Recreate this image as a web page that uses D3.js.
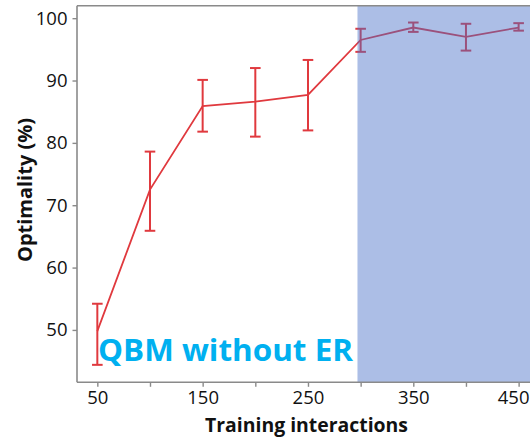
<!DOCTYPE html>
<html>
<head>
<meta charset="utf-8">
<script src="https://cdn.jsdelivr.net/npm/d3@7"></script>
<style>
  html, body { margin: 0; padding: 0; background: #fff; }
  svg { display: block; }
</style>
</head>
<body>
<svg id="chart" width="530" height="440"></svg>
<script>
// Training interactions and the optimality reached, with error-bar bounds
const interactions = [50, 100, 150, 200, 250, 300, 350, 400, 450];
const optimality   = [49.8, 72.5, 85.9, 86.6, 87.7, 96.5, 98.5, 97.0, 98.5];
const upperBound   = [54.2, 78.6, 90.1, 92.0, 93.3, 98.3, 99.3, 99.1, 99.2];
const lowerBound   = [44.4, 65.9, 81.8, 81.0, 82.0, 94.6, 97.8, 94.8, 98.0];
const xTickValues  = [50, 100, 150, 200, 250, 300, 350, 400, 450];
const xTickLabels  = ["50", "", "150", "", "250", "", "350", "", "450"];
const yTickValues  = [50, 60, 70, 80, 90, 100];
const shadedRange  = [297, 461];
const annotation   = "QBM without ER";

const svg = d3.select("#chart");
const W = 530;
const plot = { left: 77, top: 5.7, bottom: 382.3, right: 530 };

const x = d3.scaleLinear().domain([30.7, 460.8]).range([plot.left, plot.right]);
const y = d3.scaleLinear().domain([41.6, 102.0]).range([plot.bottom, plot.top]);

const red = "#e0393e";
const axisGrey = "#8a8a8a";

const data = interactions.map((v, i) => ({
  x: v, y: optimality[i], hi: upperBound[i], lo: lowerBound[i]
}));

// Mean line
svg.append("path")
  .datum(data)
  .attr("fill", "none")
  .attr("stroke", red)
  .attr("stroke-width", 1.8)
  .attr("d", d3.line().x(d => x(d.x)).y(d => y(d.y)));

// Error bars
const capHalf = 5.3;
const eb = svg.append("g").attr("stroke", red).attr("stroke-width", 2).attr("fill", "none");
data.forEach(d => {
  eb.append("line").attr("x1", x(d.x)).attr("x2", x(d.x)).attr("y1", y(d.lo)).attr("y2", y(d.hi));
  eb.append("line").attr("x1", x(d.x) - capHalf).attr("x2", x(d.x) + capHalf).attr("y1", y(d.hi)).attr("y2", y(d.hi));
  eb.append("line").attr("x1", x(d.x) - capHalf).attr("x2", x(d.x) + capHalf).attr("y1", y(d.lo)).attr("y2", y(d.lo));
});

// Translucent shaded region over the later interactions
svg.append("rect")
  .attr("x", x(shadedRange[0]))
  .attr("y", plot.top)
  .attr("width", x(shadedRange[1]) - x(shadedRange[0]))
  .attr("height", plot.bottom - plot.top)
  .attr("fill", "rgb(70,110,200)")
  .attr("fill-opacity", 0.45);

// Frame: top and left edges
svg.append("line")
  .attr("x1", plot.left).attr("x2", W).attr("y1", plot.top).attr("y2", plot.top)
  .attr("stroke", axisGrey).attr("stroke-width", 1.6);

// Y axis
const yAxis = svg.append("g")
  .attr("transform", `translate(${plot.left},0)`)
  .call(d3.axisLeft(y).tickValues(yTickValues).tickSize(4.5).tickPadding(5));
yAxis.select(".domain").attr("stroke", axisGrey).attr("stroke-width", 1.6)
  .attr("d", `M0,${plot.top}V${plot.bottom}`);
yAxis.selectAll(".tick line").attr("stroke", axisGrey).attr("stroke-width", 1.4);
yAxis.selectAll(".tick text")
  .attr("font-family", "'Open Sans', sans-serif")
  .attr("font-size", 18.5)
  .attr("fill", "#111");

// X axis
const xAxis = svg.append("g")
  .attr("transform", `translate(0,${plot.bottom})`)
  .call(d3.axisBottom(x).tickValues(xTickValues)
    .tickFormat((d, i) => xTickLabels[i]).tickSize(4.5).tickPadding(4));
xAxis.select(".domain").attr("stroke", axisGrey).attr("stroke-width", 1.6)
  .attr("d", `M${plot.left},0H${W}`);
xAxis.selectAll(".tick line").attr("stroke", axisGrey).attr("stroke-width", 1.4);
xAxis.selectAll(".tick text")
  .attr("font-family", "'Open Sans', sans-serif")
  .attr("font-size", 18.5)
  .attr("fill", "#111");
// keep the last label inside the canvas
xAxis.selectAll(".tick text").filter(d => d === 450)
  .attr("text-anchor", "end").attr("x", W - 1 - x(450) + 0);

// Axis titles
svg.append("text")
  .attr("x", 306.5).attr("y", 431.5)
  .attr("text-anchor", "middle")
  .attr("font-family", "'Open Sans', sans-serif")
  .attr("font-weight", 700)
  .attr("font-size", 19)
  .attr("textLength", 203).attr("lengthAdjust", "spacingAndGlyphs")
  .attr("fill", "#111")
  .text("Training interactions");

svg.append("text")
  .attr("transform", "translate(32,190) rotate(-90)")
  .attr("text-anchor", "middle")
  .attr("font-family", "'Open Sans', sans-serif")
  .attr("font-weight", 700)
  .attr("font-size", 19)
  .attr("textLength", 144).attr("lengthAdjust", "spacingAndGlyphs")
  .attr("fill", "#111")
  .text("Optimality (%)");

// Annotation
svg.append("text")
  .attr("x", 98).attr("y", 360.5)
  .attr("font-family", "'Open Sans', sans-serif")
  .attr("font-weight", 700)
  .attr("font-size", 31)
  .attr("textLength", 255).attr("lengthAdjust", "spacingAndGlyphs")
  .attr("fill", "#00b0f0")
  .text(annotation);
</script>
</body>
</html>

◆ **Exercise details**: Every line from the start of the listing above through the line with "382.3, right: 530" should be repeated exactly; skip the pictures and add nothing else.

◆ **Answer to the task**:
Recreate this image as a web page that uses D3.js.
<!DOCTYPE html>
<html>
<head>
<meta charset="utf-8">
<script src="https://cdn.jsdelivr.net/npm/d3@7"></script>
<style>
  html, body { margin: 0; padding: 0; background: #fff; }
  svg { display: block; }
</style>
</head>
<body>
<svg id="chart" width="530" height="440"></svg>
<script>
// Training interactions and the optimality reached, with error-bar bounds
const interactions = [50, 100, 150, 200, 250, 300, 350, 400, 450];
const optimality   = [49.8, 72.5, 85.9, 86.6, 87.7, 96.5, 98.5, 97.0, 98.5];
const upperBound   = [54.2, 78.6, 90.1, 92.0, 93.3, 98.3, 99.3, 99.1, 99.2];
const lowerBound   = [44.4, 65.9, 81.8, 81.0, 82.0, 94.6, 97.8, 94.8, 98.0];
const xTickValues  = [50, 100, 150, 200, 250, 300, 350, 400, 450];
const xTickLabels  = ["50", "", "150", "", "250", "", "350", "", "450"];
const yTickValues  = [50, 60, 70, 80, 90, 100];
const shadedRange  = [297, 461];
const annotation   = "QBM without ER";

const svg = d3.select("#chart");
const W = 530;
const plot = { left: 77, top: 5.7, bottom: 382.3, right: 530 };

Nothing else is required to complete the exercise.